To understand export potential, we required statistical information on current export levels. But international trade databases for Somalia are far from complete; Somali regional government trade figures are similarly limited. In search of a feasible alternative, PIMS and—when access was a constraint—its local enumerators collected and aggregated export statistics from key exporters in the value chain, extrapolating from these datasets based on sector size and contextual knowledge to deliver realistic export estimates.

A partial list of South Central Somalia interviewees includes 72 producers of bananas, lemons, and sesame; 9 traders, 8 agro-dealers; 9 exporters; and 5 microprocessors. What does their data show us?

  • In the banana value chain, less than 1 percent of production costs are spent on packaging. The lack of proper post-harvest packaging for such a perishable and easily bruised crop substantially reduces product value, providing an entry point for PIMS to demonstrate post-harvest value addition.
  • Ninety-five percent of sesame farmers had no training in sesame production, leading to low skill levels and poor production practices. PIMS will support farmer networks and train farmers on changing agricultural practices through demonstrations.
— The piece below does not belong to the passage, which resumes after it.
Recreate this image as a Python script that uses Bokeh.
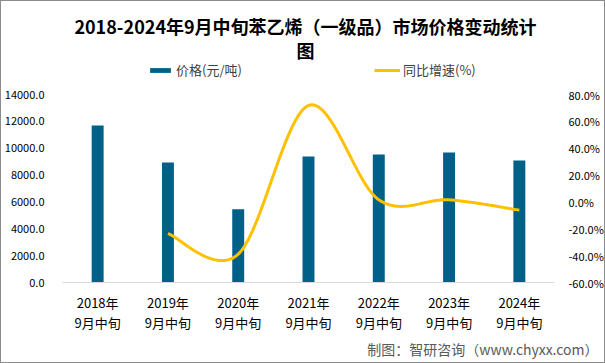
import numpy as np
from bokeh.plotting import figure
from bokeh.models import (Range1d, LinearAxis, FixedTicker, PrintfTickFormatter,
                          NumeralTickFormatter, Label, Legend, LegendItem, ColumnDataSource, Title)
from bokeh.embed import file_html
from bokeh.resources import INLINE

# ---- data ----
years = ["2018年", "2019年", "2020年", "2021年", "2022年", "2023年", "2024年"]
period = "9月中旬"
prices = [11690, 8935, 5460, 9380, 9530, 9680, 9085]
growth = [None, -23.6, -38.9, 71.8, 1.6, 1.6, -6.1]
left_ticks = [0, 2000, 4000, 6000, 8000, 10000, 12000, 14000]
right_ticks = [-60, -40, -20, 0, 20, 40, 60, 80]
title_lines = ["2018-2024年9月中旬苯乙烯（一级品）市场价格变动统计", "图"]
legend_bar = "价格(元/吨)"
legend_line = "同比增速(%)"
footer = "制图：智研咨询（www.chyxx.com）"

BAR = "#006088"
LINE = "#FFC000"
FONT = "Noto Sans CJK SC"

# ---- layout (pixels) ----
W, H = 605, 363
FL, FR, FB = 60, 555, 281       # frame left / right / bottom (frame extends to canvas top)
AX_TOP = 93                      # pixel where axis maxima sit
frame_h = FB
scale = frame_h / (FB - AX_TOP)
l_top = left_ticks[0] + (left_ticks[-1] - left_ticks[0]) * scale
r_top = right_ticks[0] + (right_ticks[-1] - right_ticks[0]) * scale

p = figure(width=W, height=H, output_backend="svg", toolbar_location=None,
           x_range=Range1d(-0.5, 6.5), y_range=Range1d(left_ticks[0], l_top),
           min_border_left=FL, min_border_right=W - FR, min_border_top=0,
           min_border_bottom=H - FB, x_axis_location=None, y_axis_location=None)
p.outline_line_color = None
p.grid.visible = False
p.background_fill_color = "white"
p.border_fill_color = "white"
p.extra_y_ranges = {"pct": Range1d(right_ticks[0], r_top)}

# bars
xs = list(range(len(years)))
src = ColumnDataSource(dict(x=xs, price=prices))
bars = p.vbar(x="x", top="price", width=0.17, source=src, fill_color=BAR, line_color=None)

# smoothed growth line (Excel-style bezier smoothing through the data points)
pts = [(i, g) for i, g in enumerate(growth) if g is not None]
px = np.array([a for a, _ in pts], float)
py = np.array([b for _, b in pts], float)
sx, sy = [], []
n = len(px)
for i in range(n - 1):
    p0 = np.array([px[i], py[i]])
    p3 = np.array([px[i + 1], py[i + 1]])
    pm = np.array([px[i - 1], py[i - 1]]) if i > 0 else p0
    pn = np.array([px[i + 2], py[i + 2]]) if i + 2 < n else p3
    c1 = p0 + (p3 - pm) / 6.0
    c2 = p3 - (pn - p0) / 6.0
    t = np.linspace(0, 1, 40)[:, None]
    b = ((1 - t) ** 3) * p0 + 3 * ((1 - t) ** 2) * t * c1 + 3 * (1 - t) * t ** 2 * c2 + t ** 3 * p3
    sx.extend(b[:, 0]); sy.extend(b[:, 1])
line = p.line(sx, sy, y_range_name="pct", line_color=LINE, line_width=3)

# axes
xaxis = LinearAxis(ticker=FixedTicker(ticks=xs),
                   major_label_overrides={i: f"{y}\n{period}" for i, y in enumerate(years)})
xaxis.axis_line_color = "#d9d9d9"
xaxis.major_tick_line_color = None
xaxis.minor_tick_line_color = None
xaxis.major_label_text_font = FONT
xaxis.major_label_text_font_size = "13px"
xaxis.major_label_text_color = "#000000"
xaxis.major_label_standoff = 4
xaxis.major_label_text_line_height = 1.1
p.add_layout(xaxis, "below")

lax = LinearAxis(ticker=FixedTicker(ticks=left_ticks), formatter=NumeralTickFormatter(format="0.0"))
rax = LinearAxis(y_range_name="pct", ticker=FixedTicker(ticks=right_ticks),
                 formatter=PrintfTickFormatter(format="%.1f%%"))
for ax in (lax, rax):
    ax.axis_line_color = None
    ax.major_tick_line_color = None
    ax.minor_tick_line_color = None
    ax.major_label_text_font = FONT
    ax.major_label_text_font_size = "11px"
    ax.major_label_text_color = "#000000"
lax.major_label_standoff = 12
rax.major_label_standoff = 8
p.add_layout(lax, "left")
p.add_layout(rax, "right")

# footer (below the axis)
p.add_layout(Title(text=footer, align="right", offset=-44, text_font=FONT,
                   text_font_size="14px", text_font_style="normal",
                   text_color="#595959", standoff=2), "below")

# legends
for item, x0 in ((LegendItem(label=legend_bar, renderers=[bars]), 149),
                 (LegendItem(label=legend_line, renderers=[line]), 376)):
    lg = Legend(items=[item], location=(x0 - FL - 4, FB - 71 - 3 - 4), orientation="horizontal",
                padding=0, margin=0, spacing=0, glyph_width=26, glyph_height=6,
                label_height=6, label_standoff=3, border_line_color=None,
                background_fill_alpha=0, label_text_font=FONT,
                label_text_font_size="13px", label_text_color="#404040")
    p.add_layout(lg, "center")

# title
for i, t in enumerate(title_lines):
    p.add_layout(Label(x=303 - FL, y=FB - 24 - 24 * i, x_units="screen", y_units="screen", text=t,
                       text_font=FONT, text_font_size="18px", text_font_style="bold",
                       text_color="#000000", text_align="center", text_baseline="middle"))

p.styles = {"border": "1px solid #8c8c8c"}

open("out.html", "w").write(file_html(p, INLINE))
Operating in a post-conflict environment presents many challenges, of which data collection and verification is only one. But our experience on PIMS shows that valid workarounds are feasible. Our alternate methods brought depth and accuracy to the fact-finding process, which is proving to be critical as we determine which entry points into the target value chain will give us the best leverage in removing systemic constraints, and thereby promoting inclusive economic growth in Somalia.